We are hard at work on multiple fronts, but our main focus is providing our independent sales force with the tools they need to be successful. We will be launching a Salesforce-powered CRM tool that will transform their ability to service their clients, making for even happier consumers. We are also launching a 30 Days to Healthy-Looking Skin program to marry with our 30 Days to Healthy Living program. For our employees, I am particularly excited about our new personal ownership program, and our new leadership training.


What features make a great direct-sales consultant? How can a woman take these skills to “promote her brand” and be successful professionally?

In terms of features, I would say having discipline around learning the system of how you sell most effectively. There is some innovation within this, but if you really want to be great, you have to see who’s doing something well and duplicate that effort, and then teach and train others. If there was ever a business where you learn the value of a team, it’s direct selling because you won’t be successful unless you build a team. It’s absolutely critical, and the only way you can build a team successfully is to steal shamelessly from the people who are really doing it right. Once you are successful in your own right, then you can create new and better programs for others.

The other thing, beyond discipline, is persistence. If you’re willing to stick with it, you will ultimately do well. There are two things that ultimately drive income: One is effort, and the other is time, but you have to invest both. You have to build a strong structure beneath you with people who are really working their business, really living and breathing the culture, really doing a good combination between teaching and training and bringing new people into the business.

What is the most important lesson you have learned in your career?

One of the most important lessons I’ve learned in my career has to do with leadership. Specifically, that it’s not a popularity contest. Often, the right decision for an organization is not going to get the popular vote so you have to go with your gut, rely on your experience, stay positive and continue to lead, especially through adversity. It’s easy to lead through prosperity because growth solves a lot of problems. It’s easy to confuse power with popularity; if you make the best possible decisions, without regard for your own reputation or how happy people will be, I’ve found that the result is inevitably the best outcome and ultimately, people are glad the decision was made. It’s a great way to earn trust too.

What is your take on the #MeToo movement, which is seeing more and more professional and successful women coming forward with their stories of sexual harassment in the workplace?

I think the movement is long overdue, and I am hopeful it will change bad workplace behavior for good. I am proud of the women who have been brave enough to share their stories.
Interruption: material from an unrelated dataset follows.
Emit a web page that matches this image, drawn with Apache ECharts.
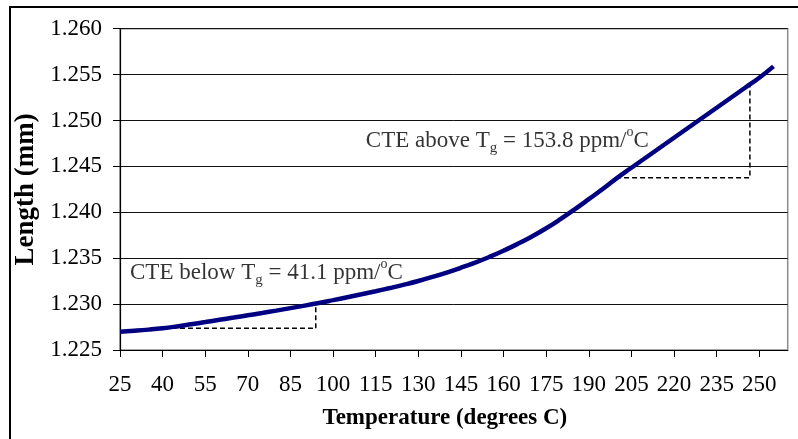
<!DOCTYPE html>
<html><head><meta charset="utf-8">
<script src="https://cdn.jsdelivr.net/npm/echarts@6/dist/echarts.min.js"></script>
<style>html,body{margin:0;padding:0;background:#fff}#c{width:798px;height:439px}</style>
</head><body><div id="c"></div>
<script>
const temps = [25,30,35,40,45,50,55,60,65,70,75,80,85,90,95,100,105,110,115,120,125,130,135,140,145,150,155,160,165,170,175,180,185,190,195,200,205,210,215,220,225,230,235,240,245,250,255];
const lengths = [1.22700,1.22710,1.22722,1.22737,1.22757,1.22780,1.22804,1.22829,1.22853,1.22878,1.22903,1.22929,1.22956,1.22983,1.23012,1.23043,1.23075,1.23107,1.23140,1.23175,1.23212,1.23252,1.23296,1.23344,1.23396,1.23452,1.23514,1.23582,1.23656,1.23737,1.23826,1.23925,1.24032,1.24143,1.24256,1.24375,1.24485,1.24594,1.24703,1.24812,1.24921,1.25030,1.25139,1.25248,1.25357,1.25466,1.25590];
const xTicks = [25,40,55,70,85,100,115,130,145,160,175,190,205,220,235,250];
// dashed slope guides
const belowTgGuide = [[46.1,1.22736],[93.9,1.22736],[93.9,1.23009]];
const aboveTgGuide = [[199.6,1.24377],[246.7,1.24377],[246.7,1.25405]];
// annotation anchors (data coords) and texts
const annotAnchors = [[28.5,1.23344],[111.5,1.24779]];
const annotTexts = [
  '{a|CTE below T}{sub|g}{a| = 41.1 ppm/}{sup|o}{a|C}',
  '{a|CTE above T}{sub|g}{a| = 153.8 ppm/}{sup|o}{a|C}'
];

const FONT = "'Liberation Serif','Times New Roman',serif";
const chart = echarts.init(document.getElementById('c'), null, {renderer:'canvas'});
const richStyle = {
  a:{fontFamily:FONT,fontSize:23,color:'#000',lineHeight:30},
  sub:{fontFamily:FONT,fontSize:15,color:'#000',lineHeight:14,verticalAlign:'bottom'},
  sup:{fontFamily:FONT,fontSize:14,color:'#000',lineHeight:26,verticalAlign:'top'}
};
chart.setOption({
  animation:false,
  backgroundColor:'#fff',
  graphic:[{type:'rect',shape:{x:10,y:7,width:800,height:440},style:{fill:null,stroke:'#000',lineWidth:2},silent:true,z:100}],
  grid:{left:120,right:10.3,top:28.7,bottom:89,show:true,borderColor:'#8c8c8c',borderWidth:1.5,backgroundColor:'transparent'},
  xAxis:{
    type:'value',min:25,max:260,interval:15,
    name:'Temperature (degrees C)',nameLocation:'middle',nameGap:57,
    nameTextStyle:{fontFamily:FONT,fontSize:23,fontWeight:'bold',color:'#000',padding:[0,18,0,0]},
    axisLine:{show:true,onZero:false,lineStyle:{color:'#000',width:1.2}},
    axisTick:{show:true,length:7,customValues:xTicks,lineStyle:{color:'#000'}},
    axisLabel:{fontFamily:FONT,fontSize:23,color:'#000',margin:23,customValues:xTicks},
    splitLine:{show:false}
  },
  yAxis:{
    type:'value',min:1.225,max:1.260,interval:0.005,
    name:'Length (mm)',nameLocation:'middle',nameGap:68,
    nameTextStyle:{fontFamily:FONT,fontSize:27,fontWeight:'bold',color:'#000'},
    axisLine:{show:true,onZero:false,lineStyle:{color:'#000',width:1.2}},
    axisTick:{show:true,length:7,lineStyle:{color:'#000'}},
    axisLabel:{fontFamily:FONT,fontSize:23,color:'#000',margin:18,formatter:v=>v.toFixed(3)},
    splitLine:{show:true,lineStyle:{color:'#111',width:1}}
  },
  series:[
    {type:'line',data:belowTgGuide,symbol:'none',silent:true,z:2,lineStyle:{color:'#000',width:1.5,type:[5,3]}},
    {type:'line',data:aboveTgGuide,symbol:'none',silent:true,z:2,lineStyle:{color:'#000',width:1.5,type:[5,3]}},
    {type:'line',data:temps.map((t,i)=>[t,lengths[i]]),symbol:'none',smooth:true,z:3,
     lineStyle:{color:'#000080',width:4.5}},
    {type:'scatter',symbolSize:0.1,itemStyle:{color:'transparent'},z:4,silent:true,
     data:annotAnchors.map((p,i)=>({value:p,label:{show:true,position:'right',distance:0,formatter:annotTexts[i],rich:richStyle}}))}
  ]
});
</script></body></html>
What advice do you have for young women who are just beginning their careers?

Be yourself. There are more opportunities than ever before for women and the sky is truly the limit!

Whether you choose a traditional corporate career or a more flexible opportunity like social selling, you are no longer limited to the four walls of an office space or even the walls of a home office space. I always tell women that the world is their oyster and finding a pearl is mostly a matter of being persistent and maintaining a positive attitude. Although the world is more inter-connected than ever before in history – with all the potential that brings – it can never replace relationships, human connection and a solid work ethic that includes being positive and productive.